911: Call if you can, text if you can't
When calling 911
- Call 911 only during a real emergency, such as someone is hurt, property is being damaged or a crime is being committed.
- Call 911 first before making any other call.
- Stay on the line until your call is answered, even if you dial 911 by mistake.
- Speak clearly and calmly.
- Tell the operator the location of the emergency, including the address, intersection and any landmarks you can see.
- Answer all of the operator’s questions to the best of your ability. Responders may be already on the way, so the information you provide helps them prepare for arrival.
- Stay on the line until help arrives or the operator tells you it’s OK to hang up.
- Teach children and those with disabilities how to call 911 for help. Resources are available
- Do not allow children to play with old cell phones, which may be able to dial 911.

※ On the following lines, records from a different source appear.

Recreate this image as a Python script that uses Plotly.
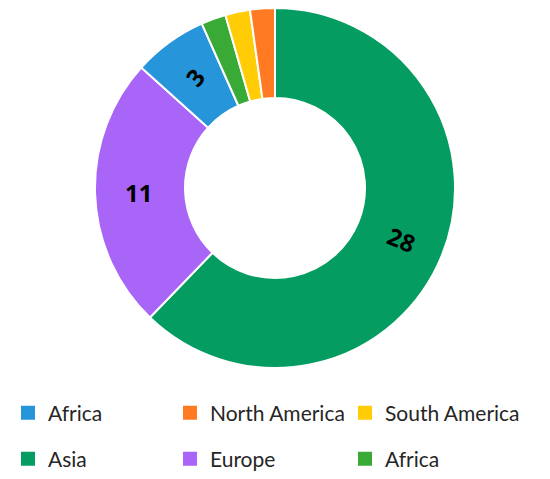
import math
import plotly.graph_objects as go

# slices, clockwise from 12 o'clock
labels = ["Asia", "Europe", "Africa", "Africa ", "South America", "North America"]
values = [28, 11, 3, 1, 1, 1]
colors = ["#059C62", "#A865F7", "#2795D9", "#3AAA37", "#FFCC05", "#FF7A22"]
shown = ["28", "11", "3", "", "", ""]
label_angles = [22, 0, -50, 0, 0, 0]

# legend entries in reading order (3 per row), as in the reference
legend_names = ["Africa", "North America", "South America", "Asia", "Europe", "Africa"]
legend_colors = ["#2795D9", "#FF7A22", "#FFCC05", "#059C62", "#A865F7", "#3AAA37"]

W, H = 550, 479
cx, cy, r_out = 267, 180, 180  # donut centre / radius in px
col_x = [0, 162, 337]          # legend column left edges (px)
row_y = [405, 451]             # legend row centres (px from top)

fig = go.Figure()

fig.add_trace(go.Pie(
    labels=labels,
    values=values,
    textinfo="none",
    hole=0.5,
    sort=False,
    direction="clockwise",
    rotation=0,
    marker=dict(colors=colors, line=dict(color="white", width=2)),
    domain=dict(x=[(cx - r_out) / W, (cx + r_out) / W],
                y=[(H - cy - r_out) / H, (H - cy + r_out) / H]),
    showlegend=False,
))

# value labels in the middle of the ring
total = sum(values)
acc = 0
for v, t, ang in zip(values, shown, label_angles):
    mid = (acc + v / 2) / total * 360
    acc += v
    if not t:
        continue
    rad = math.radians(mid)
    r_mid = r_out * 0.76
    fig.add_annotation(
        x=(cx + r_mid * math.sin(rad)) / W,
        y=(H - cy + r_mid * math.cos(rad)) / H,
        xref="paper", yref="paper", xanchor="center", yanchor="middle",
        text=t, showarrow=False, textangle=ang,
        font=dict(family="Open Sans", size=24, color="black", weight="bold"),
    )

# one small legend per entry so the grid spacing matches
layout_legends = {}
for i, (name, col) in enumerate(zip(legend_names, legend_colors)):
    key = "legend" if i == 0 else f"legend{i + 1}"
    fig.add_trace(go.Scatter(
        x=[None], y=[None], mode="markers", name=name,
        marker=dict(symbol="square", size=14, color=col),
        legend=key, showlegend=True,
    ))
    layout_legends[key] = dict(
        orientation="v", xanchor="left", yanchor="middle",
        x=col_x[i % 3] / W, y=(H - row_y[i // 3]) / H,
        font=dict(family="Lato", size=21, color="#262626"),
        bgcolor="rgba(0,0,0,0)",
    )

fig.update_layout(
    width=W,
    height=H,
    margin=dict(l=0, r=0, t=0, b=0),
    paper_bgcolor="white",
    plot_bgcolor="white",
    xaxis=dict(visible=False),
    yaxis=dict(visible=False),
    **layout_legends,
)

fig.write_html("out.html")
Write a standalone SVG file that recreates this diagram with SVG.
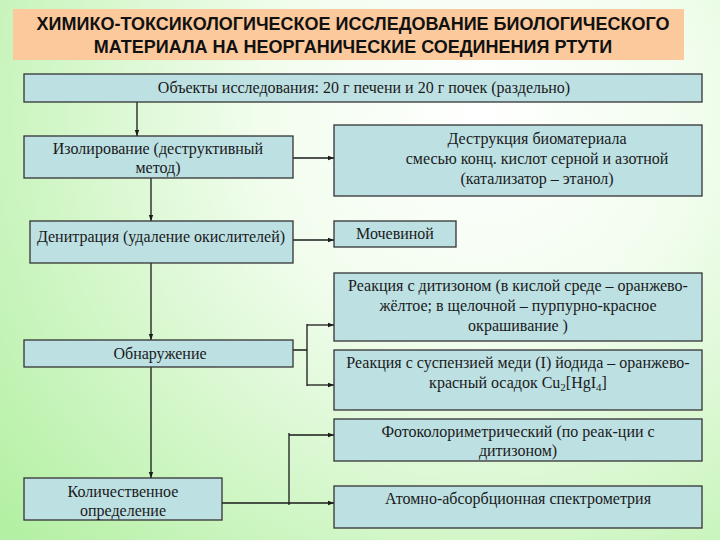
<svg xmlns="http://www.w3.org/2000/svg" width="720" height="540" viewBox="0 0 720 540">
<defs>
<radialGradient id="bg" cx="480" cy="120" r="620" gradientUnits="userSpaceOnUse">
<stop offset="0" stop-color="#ffffff"/>
<stop offset="0.35" stop-color="#f2fdee"/>
<stop offset="1" stop-color="#b4f0a4"/>
</radialGradient>
<marker id="ah" markerWidth="6" markerHeight="6" refX="6" refY="3" orient="auto" markerUnits="userSpaceOnUse">
<path d="M0,0.8 L6,3 L0,5.2 Z" fill="#1a1a1a"/>
</marker>
<style>
.box{fill:#bde0e3;stroke:#333333;stroke-width:1.3}
.t{font-family:"Liberation Serif","Times New Roman",serif;font-size:16px;fill:#1a1a1a;text-anchor:middle}
.ttl{font-family:"Liberation Sans",Arial,sans-serif;font-size:18px;font-weight:bold;fill:#111;text-anchor:middle}
.c{fill:none;stroke:#1a1a1a;stroke-width:1.3}
.ca{fill:none;stroke:#1a1a1a;stroke-width:1.3;marker-end:url(#ah)}
</style>
</defs>
<rect width="720" height="540" fill="url(#bg)"/>
<g id="title">
<rect x="13" y="9" width="671" height="51" fill="#fbc99c"/>
<text class="ttl" x="353" y="30">ХИМИКО-ТОКСИКОЛОГИЧЕСКОЕ ИССЛЕДОВАНИЕ БИОЛОГИЧЕСКОГО</text>
<text class="ttl" x="353" y="53">МАТЕРИАЛА НА НЕОРГАНИЧЕСКИЕ СОЕДИНЕНИЯ РТУТИ</text>
</g>
<g id="connectors">
<path class="ca" d="M137,102 V136"/>
<path class="ca" d="M293,158 H334"/>
<path class="ca" d="M151,178 V221"/>
<path class="ca" d="M293,240 H334"/>
<path class="ca" d="M151,263 V340"/>
<path class="c" d="M293,350 H307 M307,324 V386"/>
<path class="ca" d="M307,325 H334"/>
<path class="ca" d="M307,385 H334"/>
<path class="ca" d="M151,367 V478"/>
<path class="ca" d="M222,503 H334"/>
<path class="c" d="M289,433 V505"/>
<path class="ca" d="M289,435 H334"/>
</g>
<g id="objects">
<rect class="box" x="24" y="74" width="678" height="28"/>
<text class="t" x="364" y="93">Объекты исследования: 20 г печени и 20 г почек (раздельно)</text>
</g>
<g id="isolation">
<rect class="box" x="24" y="136" width="269" height="42"/>
<text class="t" x="158" y="154">Изолирование (деструктивный</text>
<text class="t" x="158" y="173">метод)</text>
</g>
<g id="destruction">
<rect class="box" x="334" y="125" width="368" height="71"/>
<text class="t" x="537" y="144">Деструкция биоматериала</text>
<text class="t" x="537" y="164">смесью конц. кислот серной и азотной</text>
<text class="t" x="537" y="184">(катализатор – этанол)</text>
</g>
<g id="denitration">
<rect class="box" x="30" y="221" width="263" height="42"/>
<text class="t" x="161" y="242">Денитрация (удаление окислителей)</text>
</g>
<g id="urea">
<rect class="box" x="334" y="221" width="122" height="26"/>
<text class="t" x="395" y="239">Мочевиной</text>
</g>
<g id="detection">
<rect class="box" x="24" y="340" width="269" height="27"/>
<text class="t" x="160" y="359">Обнаружение</text>
</g>
<g id="dithizone">
<rect class="box" x="334" y="273" width="368" height="68"/>
<text class="t" x="518" y="291">Реакция с дитизоном (в кислой среде – оранжево-</text>
<text class="t" x="518" y="311">жёлтое; в щелочной – пурпурно-красное</text>
<text class="t" x="518" y="331">окрашивание )</text>
</g>
<g id="copper">
<rect class="box" x="334" y="350" width="368" height="60"/>
<text class="t" x="518" y="368">Реакция с суспензией меди (I) йодида – оранжево-</text>
<text class="t" x="518" y="388">красный осадок Cu<tspan font-size="11" dy="3">2</tspan><tspan dy="-3">[HgI</tspan><tspan font-size="11" dy="3">4</tspan><tspan dy="-3">]</tspan></text>
</g>
<g id="quantitative">
<rect class="box" x="24" y="478" width="198" height="42"/>
<text class="t" x="123" y="497">Количественное</text>
<text class="t" x="123" y="516">определение</text>
</g>
<g id="photocolor">
<rect class="box" x="334" y="419" width="368" height="42"/>
<text class="t" x="518" y="437">Фотоколориметрический (по реак-ции с</text>
<text class="t" x="518" y="456">дитизоном)</text>
</g>
<g id="aas">
<rect class="box" x="334" y="486" width="368" height="42"/>
<text class="t" x="518" y="504">Атомно-абсорбционная спектрометрия</text>
</g>
</svg>
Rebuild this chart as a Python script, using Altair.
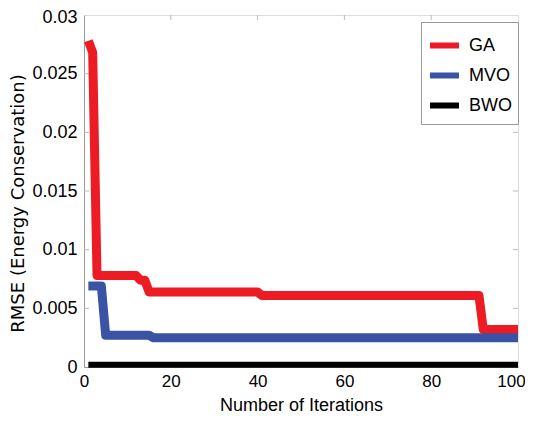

- Do not hang up once 911 has been dialed. You can explain to the operator if the call was made by mistake. Wait until the operator advises you to hang up.
- Do not assume the operator knows your location.
- Do not hang up until you are advised to do so.
- Do not call 911 for non-emergencies when no immediate Police, Fire or EMS help is needed. Other help is available. For non-emergency public safety help, call 804-646-5100.
For mental health help, call 988, and see more information here.
For other types of help, see this printable graphic:
When texting 911
- Call if you can, text if you can’t.
- Send a text message to 911 if you are deaf or hard-of-hearing, can’t speak, or it is not safe for you to speak.
- Provide the exact location of the emergency in the text message.
- If you do not receive a reply by text or if you receive a reply that texting is not available, call 911.
- Do not text and drive.
- Do not send photos or videos to 911 at this time.
- Do not copy others on the message to 911. Text-to-911 cannot include more than one person.